Mastermind Skills: Put Some Emotion Into Your Decision Making

The value of belonging to a Mastermind group is in the power of the group to generate ideas and help their members make novel decisions. Novice members often inadvertently close down the group and individual's thinking in their eagerness to help ...

They listen carefully to what others are saying when they explain their challenge or ideas and then undermine all that good work by leaping straight to offering solutions.

"Not surprising really!"

Most Mastermind members are managers who spend their whole day problem solving or generating new strategies. Even when asked to delay problem-solving and ask open questions for clarification or challenge, a good many of them still wrap up a favoured solution in a question.

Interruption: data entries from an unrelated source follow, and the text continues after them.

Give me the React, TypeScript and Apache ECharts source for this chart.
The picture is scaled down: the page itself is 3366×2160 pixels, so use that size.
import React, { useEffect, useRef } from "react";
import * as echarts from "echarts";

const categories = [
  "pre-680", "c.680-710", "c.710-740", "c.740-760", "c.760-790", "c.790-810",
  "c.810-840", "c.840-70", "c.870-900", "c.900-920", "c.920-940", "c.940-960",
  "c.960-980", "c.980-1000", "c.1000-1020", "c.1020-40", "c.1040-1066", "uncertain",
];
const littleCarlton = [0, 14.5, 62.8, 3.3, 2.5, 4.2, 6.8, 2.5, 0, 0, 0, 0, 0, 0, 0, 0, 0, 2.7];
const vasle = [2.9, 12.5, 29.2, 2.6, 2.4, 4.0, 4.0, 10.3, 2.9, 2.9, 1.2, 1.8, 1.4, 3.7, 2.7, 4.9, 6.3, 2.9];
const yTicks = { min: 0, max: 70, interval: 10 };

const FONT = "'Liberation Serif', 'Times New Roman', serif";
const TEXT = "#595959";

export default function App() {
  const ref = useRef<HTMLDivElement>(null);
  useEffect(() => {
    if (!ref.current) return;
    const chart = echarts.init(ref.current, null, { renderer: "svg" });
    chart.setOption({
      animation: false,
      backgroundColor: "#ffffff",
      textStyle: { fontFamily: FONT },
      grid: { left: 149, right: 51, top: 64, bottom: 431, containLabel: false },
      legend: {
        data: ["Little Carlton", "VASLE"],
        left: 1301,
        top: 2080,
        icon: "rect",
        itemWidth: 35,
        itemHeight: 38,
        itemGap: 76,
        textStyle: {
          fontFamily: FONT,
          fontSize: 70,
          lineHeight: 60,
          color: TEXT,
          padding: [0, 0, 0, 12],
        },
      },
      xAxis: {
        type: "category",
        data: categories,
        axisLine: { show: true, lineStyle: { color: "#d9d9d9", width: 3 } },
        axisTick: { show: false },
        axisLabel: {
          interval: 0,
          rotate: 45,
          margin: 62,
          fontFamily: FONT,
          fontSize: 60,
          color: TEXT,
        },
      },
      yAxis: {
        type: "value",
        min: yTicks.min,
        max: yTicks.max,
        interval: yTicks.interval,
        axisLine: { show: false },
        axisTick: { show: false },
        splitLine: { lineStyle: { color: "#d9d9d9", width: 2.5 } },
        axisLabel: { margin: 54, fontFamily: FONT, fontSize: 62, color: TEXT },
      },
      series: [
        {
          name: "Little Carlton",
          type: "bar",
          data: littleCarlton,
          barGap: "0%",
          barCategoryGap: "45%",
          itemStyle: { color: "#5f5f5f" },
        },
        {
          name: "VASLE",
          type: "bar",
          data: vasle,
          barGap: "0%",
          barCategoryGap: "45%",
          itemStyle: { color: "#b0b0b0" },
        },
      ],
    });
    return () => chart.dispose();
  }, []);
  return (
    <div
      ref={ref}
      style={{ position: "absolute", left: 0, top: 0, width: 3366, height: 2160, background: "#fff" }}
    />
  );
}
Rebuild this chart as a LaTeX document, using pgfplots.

"Have you thought of doing X? It's worked for me in the past!" An archetypal closed question which can elicit a straight forward yes or no answer which does not lend itself to further discussion.

Or worse still, "What do you think about trying out X?" It appears to pass the open question criteria of being one of the known W questions (Why, When. Where. What, Who and How). Any discussion that does follow is limited to exploring the pros and cons of this one alternative to whatever is happening now. If, in agreement, they can both stay comfortably in the known territory; if not then an impasse is inevitable. Well, let's move on shall we?

Now, how would you feel if, when asking the group's opinion, they were not given an option which allowed them to default to delivering their favourite solution? What if they were asked to sit back for a moment and reflect on what you had just told them and think about how it made them feel? And then feed that back to you.

"Overall, I felt sympathetic about your plight, I've been in similar situations myself and know how frustrating it can be. However, I also felt disappointed when you said there were no alternatives as you appear to have given up. I'm unclear on what you want from us?" Or simply, "Why is this important to you?" (not traditionally thought of as an emotion, things that are important to you will stir your emotions).

Now, in the novice example, the intellectual part of your brain was engaged. This work part of your brain is excellent at applying what you already know to a novel situation, but does not on its own create a novel response. So, you get more of what you already know.

Now, engage the emotional part of your brain. 95% of your cognition happens in your emotional brain, so you've now engaged that in a continuous feedback loop exploring not just how to get the job done, but who to trust to help you. Whose new ideas are you open to? It's a vital survival strategy in early man out on the savannah and equally vital for survival in the boardroom today.

The mastermind group and accompanying facilitation give some surety on who you can trust. This, in turn, allows you all to explore your full range of solutions and to have open minds which allow synergies of those ideas to come together and challenge together to make the impossible possible.

"So, it's not that emotion replaces cognition, but when seeking riskier novel solutions it needs to be engaged first!"

Hence the lovely quote which was my new find this week. It comes from Reginald Revans, who developed the action learning methods used by many Mastermind facilitators.

It's simply this: "Warmth Before Light".